Qemu is a user space system emulator. It can emulate in software different architectures like ARM, x86, etc. It can also emulate drivers, networking, disks, etc. Is called via the command line.

The reason you'll see Qemu/KVM a lot is because Qemu is the emulator, the things actually running the VM. And it utilizes KVM (on linux, OSX has HVF, for example) to accelerate the VM when the host architecture matches the VM's.

Libvirt is an XML based API on top of Qemu (and others). It allows you to define networks, VMs (it calls them domains), and much more with a unified XML schema through libvirtd.

Virsh is a CLI tool to manage libvirtd. Virt-manager is a GUI to do the same.

Proxmox is Debian under the hood with Qemu/KVM running VMs. It provides a robust web UI and easy clustering capabilities. Along with nice to haves like easy management of disks, ceph, etc. You can also manage Ceph through an API with Terraform.

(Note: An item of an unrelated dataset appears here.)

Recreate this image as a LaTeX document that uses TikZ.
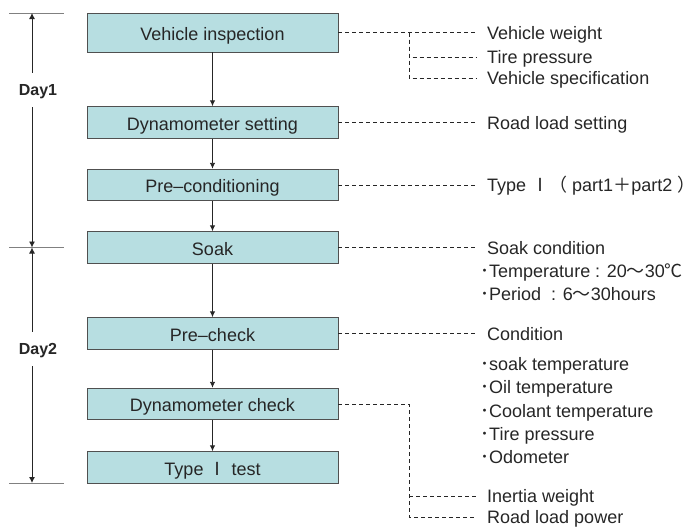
\documentclass[tikz,border=0pt]{standalone}
\usepackage{fontspec}
\setmainfont{Liberation Sans}
\newfontfamily\jp{Noto Sans CJK JP}
\usetikzlibrary{arrows.meta}
\definecolor{boxfill}{HTML}{B7DEE1}
\definecolor{boxline}{HTML}{505050}
\definecolor{ink}{HTML}{262626}
\begin{document}
\begin{tikzpicture}[x=1pt,y=-1pt,
  font=\fontsize{18}{20}\selectfont,
  box/.style={draw=boxline, line width=0.9pt, fill=boxfill, minimum width=251pt,
    minimum height=31.5pt, inner sep=0pt, text=ink, text height=15pt, text depth=0pt},
  flow/.style={-{Latex[length=6pt,width=5.5pt]}, draw=ink, line width=0.9pt},
  conn/.style={draw=ink, line width=0.9pt, dash pattern=on 4pt off 3pt},
  lbl/.style={anchor=base west, inner sep=0pt, text=ink},
  tickline/.style={draw=gray, line width=0.8pt},
  dimline/.style={{Latex[length=6pt,width=6pt]}-{Latex[length=6pt,width=6pt]}, draw=ink, line width=0.9pt},
  day/.style={font=\bfseries\fontsize{16}{18}\selectfont, fill=white, inner xsep=2pt,
    minimum height=34pt, text height=11.5pt, text depth=0pt, text=ink}
]
\useasboundingbox (0,0) rectangle (698,530);

% ---- process boxes
\node[box, minimum height=39pt] (b1) at (212.5,32.5) {Vehicle inspection};
\node[box] (b2) at (212.5,122.5) {Dynamometer setting};
\node[box] (b3) at (212.5,185) {Pre–conditioning};
\node[box] (b4) at (212.5,247.5) {Soak};
\node[box] (b5) at (212.5,333.5) {Pre–check};
\node[box] (b6) at (212.5,404) {Dynamometer check};
\node[box] (b7) at (212.5,467.5) {Type {\jp Ⅰ} test};

\draw[flow] (b1) -- (b2);
\draw[flow] (b2) -- (b3);
\draw[flow] (b3) -- (b4);
\draw[flow] (b4) -- (b5);
\draw[flow] (b5) -- (b6);
\draw[flow] (b6) -- (b7);

% ---- day dimension lines
\coordinate (d0) at (32,13);
\coordinate (d1) at (32,247.5);
\coordinate (d2) at (32,483);
\draw[tickline] (9,13) -- (64,13);
\draw[tickline] (9,247.5) -- (64,247.5);
\draw[tickline] (9,483) -- (64,483);
\draw[dimline] (d0) -- (d1);
\draw[dimline] (d1) -- (d2);
\node[day] (day1) at (38,90) {Day1};
\node[day] (day2) at (38,349) {Day2};

% ---- right-hand texts
\node[lbl] (vw) at (487,39) {Vehicle weight};
\node[lbl] (tp) at (487,63.5) {Tire pressure};
\node[lbl] (vs) at (487,84.5) {Vehicle specification};
\node[lbl] (rls) at (487,129) {Road load setting};
\node[lbl] (ty) at (487,191.5) {Type {\jp Ⅰ（} part1{\jp ＋}part2 {\jp ）}};
\node[lbl] (sc) at (487,254) {Soak condition};
\node[lbl] (tmp) at (480,277.5) {{\jp ･}Temperature : 20{\jp ～}30{\jp ℃}};
\node[lbl] (per) at (480,300.5) {{\jp ･}Period\ \ : 6{\jp ～}30hours};
\node[lbl] (cd) at (487,340) {Condition};
\node[lbl] (st) at (480,370.5) {{\jp ･}soak temperature};
\node[lbl] (ot) at (480,393.5) {{\jp ･}Oil temperature};
\node[lbl] (ct) at (480,417.5) {{\jp ･}Coolant temperature};
\node[lbl] (tr) at (480,440.5) {{\jp ･}Tire pressure};
\node[lbl] (od) at (480,463.5) {{\jp ･}Odometer};
\node[lbl] (iw) at (487,502.5) {Inertia weight};
\node[lbl] (rlp) at (487,523.5) {Road load power};

% ---- dashed connectors
\coordinate (e1) at (477,32.5);
\coordinate (j1) at (409,32.5);
\coordinate (e1b) at (477,57);
\coordinate (e1c) at (477,78);
\draw[conn] (b1.east) -- (e1);
\draw[conn] (j1) |- (e1b);
\draw[conn] (j1) |- (e1c);

\draw[conn] (b2.east) -- (b2.east -| e1);
\draw[conn] (b3.east) -- (b3.east -| e1);
\draw[conn] (b4.east) -- (b4.east -| e1);
\draw[conn] (b5.east) -- (b5.east -| e1);

\coordinate (j6a) at (409,496);
\coordinate (j6b) at (409,517);
\coordinate (e6a) at (477,496);
\coordinate (e6b) at (477,517);
\draw[conn] (b6.east) -| (j6b) -- (e6b);
\draw[conn] (j6a) -- (e6a);
\end{tikzpicture}
\end{document}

Xen is an alternative hypervisor (like esxi). Instead of running on top of Linux, Xen has it's own microkernel. This means less flexibility (there's no Linux body running things), but also simpler to manage and less attack surface. I haven't played much with xen though, KVM is kind of the defacto, but IIRC AWS used to use a modified Xen before KVM came along and ate Xen's lunch.